[Stored data]

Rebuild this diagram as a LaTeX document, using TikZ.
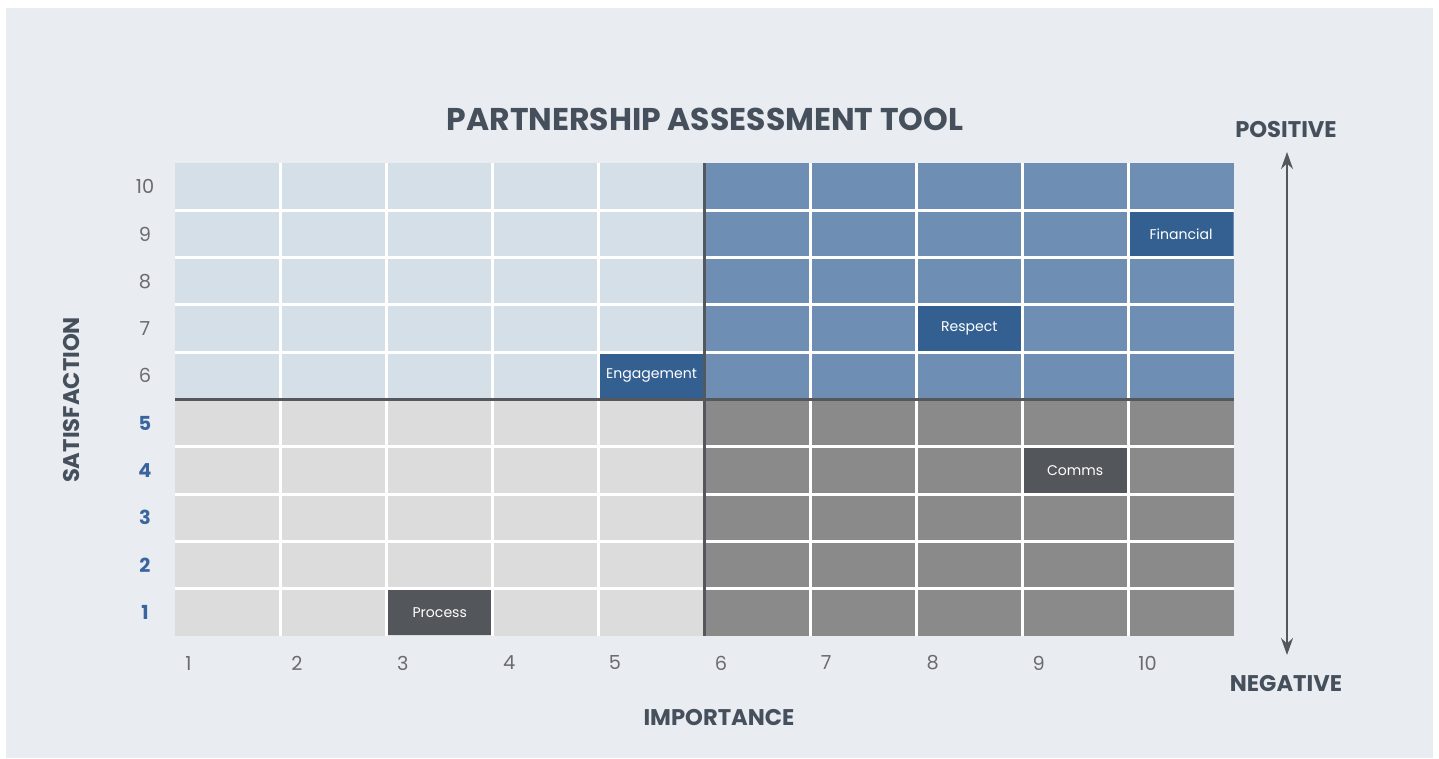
\documentclass[tikz,border=0pt]{standalone}
\usepackage{fontspec}
\setmainfont{Poppins}
\usetikzlibrary{arrows.meta}
\definecolor{pagebg}{HTML}{E9ECF1}
\definecolor{headgrey}{HTML}{45505C}
\definecolor{numgrey}{HTML}{6A6B6E}
\definecolor{numblue}{HTML}{3A64A0}
\definecolor{lightblue}{HTML}{D5DFE8}
\definecolor{midblue}{HTML}{6E8FB3}
\definecolor{darkblue}{HTML}{336091}
\definecolor{lightgrey}{HTML}{DCDCDC}
\definecolor{midgrey}{HTML}{8A8A8B}
\definecolor{darkgrey}{HTML}{53565B}
\definecolor{rulegrey}{HTML}{54575C}

\begin{document}
\begin{tikzpicture}[x=0.02cm,y=-0.02cm]

%
% Styles
%
\tikzstyle{heading} = [font=\bfseries\fontsize{12.9}{15}\selectfont,text=headgrey,inner sep=0pt]
\tikzstyle{ticknum} = [font=\fontsize{11}{13}\selectfont,text=numgrey,inner sep=0pt]
\tikzstyle{bluenum} = [font=\bfseries\fontsize{11}{13}\selectfont,text=numblue,inner sep=0pt]
\tikzstyle{cellmark} = [rectangle,minimum width=102.9*0.02cm,minimum height=44.3*0.02cm,
  inner sep=0pt,text=white,font=\fontsize{8}{10}\selectfont]
\tikzstyle{gridline} = [white,line width=3*0.02cm]
\tikzstyle{divider} = [rulegrey,line width=3*0.02cm]

% page
\fill[white] (0,0) rectangle (1439,758);
\fill[pagebg] (6,8) rectangle (1433,758);

% quadrants
\fill[lightblue] (175,163) rectangle (704.5,399.5);
\fill[midblue] (704.5,163) rectangle (1234,399.5);
\fill[lightgrey] (175,399.5) rectangle (704.5,636);
\fill[midgrey] (704.5,399.5) rectangle (1234,636);

% grid
\foreach \i in {1,...,9}
  \draw[gridline] (175+\i*105.9,163) -- (175+\i*105.9,636);
\foreach \j in {1,...,9}
  \draw[gridline] (175,163+\j*47.3) -- (1234,163+\j*47.3);

% marked cells
\node[cellmark,fill=darkblue] (financial) at (175+9.5*105.9,163+1.5*47.3) {Financial};
\node[cellmark,fill=darkblue] (respect) at (175+7.5*105.9,163+3.5*47.3) {Respect};
\node[cellmark,fill=darkblue] (engagement) at (175+4.5*105.9,163+4.5*47.3) {Engagement};
\node[cellmark,fill=darkgrey] (comms) at (175+8.5*105.9,163+6.5*47.3) {Comms};
\node[cellmark,fill=darkgrey] (process) at (175+2.5*105.9,163+9.5*47.3) {Process};

% dividers
\draw[divider] (704.5,163) -- (704.5,636);
\draw[divider] (175,399.5) -- (1234,399.5);

% axis numbers
\foreach \n in {6,...,10}
  \node[ticknum] (y\n) at (145,163+10.5*47.3-\n*47.3) {\n};
\foreach \n in {1,...,5}
  \node[bluenum] (y\n) at (145,163+10.5*47.3-\n*47.3) {\n};
\foreach \n in {1,...,10}
  \node[ticknum,anchor=west] (x\n) at (175+\n*105.9-105.9+10,663) {\n};

% headings
\node[heading,font=\bfseries\fontsize{17.9}{20}\selectfont] (title) at (705,119) {PARTNERSHIP ASSESSMENT TOOL};
\node[heading] (importance) at (719,717) {IMPORTANCE};
\node[heading,rotate=90] (satisfaction) at (72,400) {SATISFACTION};
\node[heading] (positive) at (1286,130) {POSITIVE};
\node[heading] (negative) at (1286,683) {NEGATIVE};

% scale arrow
\coordinate (top) at (1287,152);
\coordinate (bottom) at (1287,655);
\draw[rulegrey,line width=2*0.02cm,
  {Stealth[length=17*0.02cm,width=12*0.02cm]}-{Stealth[length=17*0.02cm,width=12*0.02cm]}]
  (top) -- (bottom);

\end{tikzpicture}
\end{document}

[What you need to do] Each line of the data is to be duplicated exactly; pictures stay out of the copy.

[Output of the task]
Rebuild this diagram as a LaTeX document, using TikZ.
\documentclass[tikz,border=0pt]{standalone}
\usepackage{fontspec}
\setmainfont{Poppins}
\usetikzlibrary{arrows.meta}
\definecolor{pagebg}{HTML}{E9ECF1}
\definecolor{headgrey}{HTML}{45505C}
\definecolor{numgrey}{HTML}{6A6B6E}
\definecolor{numblue}{HTML}{3A64A0}
\definecolor{lightblue}{HTML}{D5DFE8}
\definecolor{midblue}{HTML}{6E8FB3}
\definecolor{darkblue}{HTML}{336091}
\definecolor{lightgrey}{HTML}{DCDCDC}
\definecolor{midgrey}{HTML}{8A8A8B}
\definecolor{darkgrey}{HTML}{53565B}
\definecolor{rulegrey}{HTML}{54575C}

\begin{document}
\begin{tikzpicture}[x=0.02cm,y=-0.02cm]

%
% Styles
%
\tikzstyle{heading} = [font=\bfseries\fontsize{12.9}{15}\selectfont,text=headgrey,inner sep=0pt]
\tikzstyle{ticknum} = [font=\fontsize{11}{13}\selectfont,text=numgrey,inner sep=0pt]
\tikzstyle{bluenum} = [font=\bfseries\fontsize{11}{13}\selectfont,text=numblue,inner sep=0pt]
\tikzstyle{cellmark} = [rectangle,minimum width=102.9*0.02cm,minimum height=44.3*0.02cm,
  inner sep=0pt,text=white,font=\fontsize{8}{10}\selectfont]
\tikzstyle{gridline} = [white,line width=3*0.02cm]
\tikzstyle{divider} = [rulegrey,line width=3*0.02cm]

% page
\fill[white] (0,0) rectangle (1439,758);
\fill[pagebg] (6,8) rectangle (1433,758);

% quadrants
\fill[lightblue] (175,163) rectangle (704.5,399.5);
\fill[midblue] (704.5,163) rectangle (1234,399.5);
\fill[lightgrey] (175,399.5) rectangle (704.5,636);
\fill[midgrey] (704.5,399.5) rectangle (1234,636);

% grid
\foreach \i in {1,...,9}
  \draw[gridline] (175+\i*105.9,163) -- (175+\i*105.9,636);
\foreach \j in {1,...,9}
  \draw[gridline] (175,163+\j*47.3) -- (1234,163+\j*47.3);

% marked cells
\node[cellmark,fill=darkblue] (financial) at (175+9.5*105.9,163+1.5*47.3) {Financial};
\node[cellmark,fill=darkblue] (respect) at (175+7.5*105.9,163+3.5*47.3) {Respect};
\node[cellmark,fill=darkblue] (engagement) at (175+4.5*105.9,163+4.5*47.3) {Engagement};
\node[cellmark,fill=darkgrey] (comms) at (175+8.5*105.9,163+6.5*47.3) {Comms};
\node[cellmark,fill=darkgrey] (process) at (175+2.5*105.9,163+9.5*47.3) {Process};

% dividers
\draw[divider] (704.5,163) -- (704.5,636);
\draw[divider] (175,399.5) -- (1234,399.5);

% axis numbers
\foreach \n in {6,...,10}
  \node[ticknum] (y\n) at (145,163+10.5*47.3-\n*47.3) {\n};
\foreach \n in {1,...,5}
  \node[bluenum] (y\n) at (145,163+10.5*47.3-\n*47.3) {\n};
\foreach \n in {1,...,10}
  \node[ticknum,anchor=west] (x\n) at (175+\n*105.9-105.9+10,663) {\n};

% headings
\node[heading,font=\bfseries\fontsize{17.9}{20}\selectfont] (title) at (705,119) {PARTNERSHIP ASSESSMENT TOOL};
\node[heading] (importance) at (719,717) {IMPORTANCE};
\node[heading,rotate=90] (satisfaction) at (72,400) {SATISFACTION};
\node[heading] (positive) at (1286,130) {POSITIVE};
\node[heading] (negative) at (1286,683) {NEGATIVE};

% scale arrow
\coordinate (top) at (1287,152);
\coordinate (bottom) at (1287,655);
\draw[rulegrey,line width=2*0.02cm,
  {Stealth[length=17*0.02cm,width=12*0.02cm]}-{Stealth[length=17*0.02cm,width=12*0.02cm]}]
  (top) -- (bottom);

\end{tikzpicture}
\end{document}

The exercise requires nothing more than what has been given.